Given data:

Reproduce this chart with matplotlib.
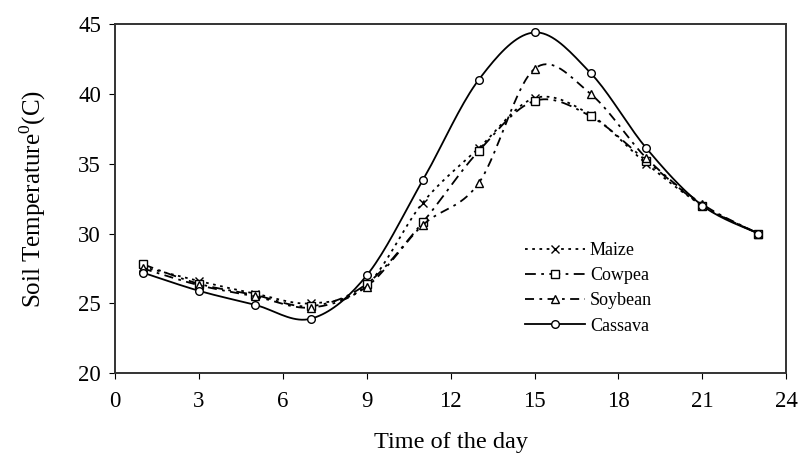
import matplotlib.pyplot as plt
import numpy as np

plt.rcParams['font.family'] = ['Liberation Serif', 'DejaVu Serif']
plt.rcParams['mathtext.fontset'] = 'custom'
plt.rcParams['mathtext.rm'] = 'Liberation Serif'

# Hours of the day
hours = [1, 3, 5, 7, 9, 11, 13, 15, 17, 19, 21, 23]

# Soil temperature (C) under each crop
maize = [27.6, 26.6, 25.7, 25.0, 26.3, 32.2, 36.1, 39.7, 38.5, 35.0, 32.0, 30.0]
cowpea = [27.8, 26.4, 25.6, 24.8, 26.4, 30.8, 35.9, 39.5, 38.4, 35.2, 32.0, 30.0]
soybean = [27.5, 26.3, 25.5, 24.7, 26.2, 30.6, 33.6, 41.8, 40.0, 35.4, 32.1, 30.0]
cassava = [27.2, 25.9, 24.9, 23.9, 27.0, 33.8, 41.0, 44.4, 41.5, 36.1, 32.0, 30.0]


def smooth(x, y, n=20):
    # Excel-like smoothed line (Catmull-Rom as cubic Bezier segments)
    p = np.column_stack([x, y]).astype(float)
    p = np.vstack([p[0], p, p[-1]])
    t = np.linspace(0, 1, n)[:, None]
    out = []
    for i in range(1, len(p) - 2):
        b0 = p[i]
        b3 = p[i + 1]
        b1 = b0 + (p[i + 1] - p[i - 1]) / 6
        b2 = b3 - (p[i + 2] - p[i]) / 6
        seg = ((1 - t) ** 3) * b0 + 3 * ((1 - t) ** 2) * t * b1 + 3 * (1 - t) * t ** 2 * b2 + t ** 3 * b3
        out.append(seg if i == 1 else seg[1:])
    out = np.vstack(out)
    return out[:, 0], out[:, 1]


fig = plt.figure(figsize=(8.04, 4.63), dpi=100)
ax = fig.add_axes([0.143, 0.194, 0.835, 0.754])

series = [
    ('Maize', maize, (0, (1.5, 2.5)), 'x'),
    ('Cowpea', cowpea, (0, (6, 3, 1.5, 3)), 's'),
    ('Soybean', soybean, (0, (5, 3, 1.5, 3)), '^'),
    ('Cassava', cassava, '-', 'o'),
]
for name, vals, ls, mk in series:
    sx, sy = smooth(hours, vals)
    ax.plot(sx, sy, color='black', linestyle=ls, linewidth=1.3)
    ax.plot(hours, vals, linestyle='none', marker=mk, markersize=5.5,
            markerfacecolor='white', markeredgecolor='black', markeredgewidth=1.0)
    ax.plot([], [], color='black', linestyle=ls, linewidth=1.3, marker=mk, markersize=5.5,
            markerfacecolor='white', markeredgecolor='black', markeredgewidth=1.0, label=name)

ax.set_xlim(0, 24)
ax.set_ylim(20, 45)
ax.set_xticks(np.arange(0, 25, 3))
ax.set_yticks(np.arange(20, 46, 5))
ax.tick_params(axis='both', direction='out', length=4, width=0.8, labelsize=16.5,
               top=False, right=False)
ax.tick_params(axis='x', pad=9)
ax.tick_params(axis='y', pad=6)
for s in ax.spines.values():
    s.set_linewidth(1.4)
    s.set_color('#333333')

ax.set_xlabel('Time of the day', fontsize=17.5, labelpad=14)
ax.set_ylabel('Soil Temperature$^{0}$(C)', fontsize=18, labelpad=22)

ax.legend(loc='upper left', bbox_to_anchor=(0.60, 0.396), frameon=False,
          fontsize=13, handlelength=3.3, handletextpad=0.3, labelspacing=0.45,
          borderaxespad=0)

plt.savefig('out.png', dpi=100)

Prompt:
Extract all the data above exactly, excluding every picture.

Finished exercise:
Reproduce this chart with matplotlib.
import matplotlib.pyplot as plt
import numpy as np

plt.rcParams['font.family'] = ['Liberation Serif', 'DejaVu Serif']
plt.rcParams['mathtext.fontset'] = 'custom'
plt.rcParams['mathtext.rm'] = 'Liberation Serif'

# Hours of the day
hours = [1, 3, 5, 7, 9, 11, 13, 15, 17, 19, 21, 23]

# Soil temperature (C) under each crop
maize = [27.6, 26.6, 25.7, 25.0, 26.3, 32.2, 36.1, 39.7, 38.5, 35.0, 32.0, 30.0]
cowpea = [27.8, 26.4, 25.6, 24.8, 26.4, 30.8, 35.9, 39.5, 38.4, 35.2, 32.0, 30.0]
soybean = [27.5, 26.3, 25.5, 24.7, 26.2, 30.6, 33.6, 41.8, 40.0, 35.4, 32.1, 30.0]
cassava = [27.2, 25.9, 24.9, 23.9, 27.0, 33.8, 41.0, 44.4, 41.5, 36.1, 32.0, 30.0]


def smooth(x, y, n=20):
    # Excel-like smoothed line (Catmull-Rom as cubic Bezier segments)
    p = np.column_stack([x, y]).astype(float)
    p = np.vstack([p[0], p, p[-1]])
    t = np.linspace(0, 1, n)[:, None]
    out = []
    for i in range(1, len(p) - 2):
        b0 = p[i]
        b3 = p[i + 1]
        b1 = b0 + (p[i + 1] - p[i - 1]) / 6
        b2 = b3 - (p[i + 2] - p[i]) / 6
        seg = ((1 - t) ** 3) * b0 + 3 * ((1 - t) ** 2) * t * b1 + 3 * (1 - t) * t ** 2 * b2 + t ** 3 * b3
        out.append(seg if i == 1 else seg[1:])
    out = np.vstack(out)
    return out[:, 0], out[:, 1]


fig = plt.figure(figsize=(8.04, 4.63), dpi=100)
ax = fig.add_axes([0.143, 0.194, 0.835, 0.754])

series = [
    ('Maize', maize, (0, (1.5, 2.5)), 'x'),
    ('Cowpea', cowpea, (0, (6, 3, 1.5, 3)), 's'),
    ('Soybean', soybean, (0, (5, 3, 1.5, 3)), '^'),
    ('Cassava', cassava, '-', 'o'),
]
for name, vals, ls, mk in series:
    sx, sy = smooth(hours, vals)
    ax.plot(sx, sy, color='black', linestyle=ls, linewidth=1.3)
    ax.plot(hours, vals, linestyle='none', marker=mk, markersize=5.5,
            markerfacecolor='white', markeredgecolor='black', markeredgewidth=1.0)
    ax.plot([], [], color='black', linestyle=ls, linewidth=1.3, marker=mk, markersize=5.5,
            markerfacecolor='white', markeredgecolor='black', markeredgewidth=1.0, label=name)

ax.set_xlim(0, 24)
ax.set_ylim(20, 45)
ax.set_xticks(np.arange(0, 25, 3))
ax.set_yticks(np.arange(20, 46, 5))
ax.tick_params(axis='both', direction='out', length=4, width=0.8, labelsize=16.5,
               top=False, right=False)
ax.tick_params(axis='x', pad=9)
ax.tick_params(axis='y', pad=6)
for s in ax.spines.values():
    s.set_linewidth(1.4)
    s.set_color('#333333')

ax.set_xlabel('Time of the day', fontsize=17.5, labelpad=14)
ax.set_ylabel('Soil Temperature$^{0}$(C)', fontsize=18, labelpad=22)

ax.legend(loc='upper left', bbox_to_anchor=(0.60, 0.396), frameon=False,
          fontsize=13, handlelength=3.3, handletextpad=0.3, labelspacing=0.45,
          borderaxespad=0)

plt.savefig('out.png', dpi=100)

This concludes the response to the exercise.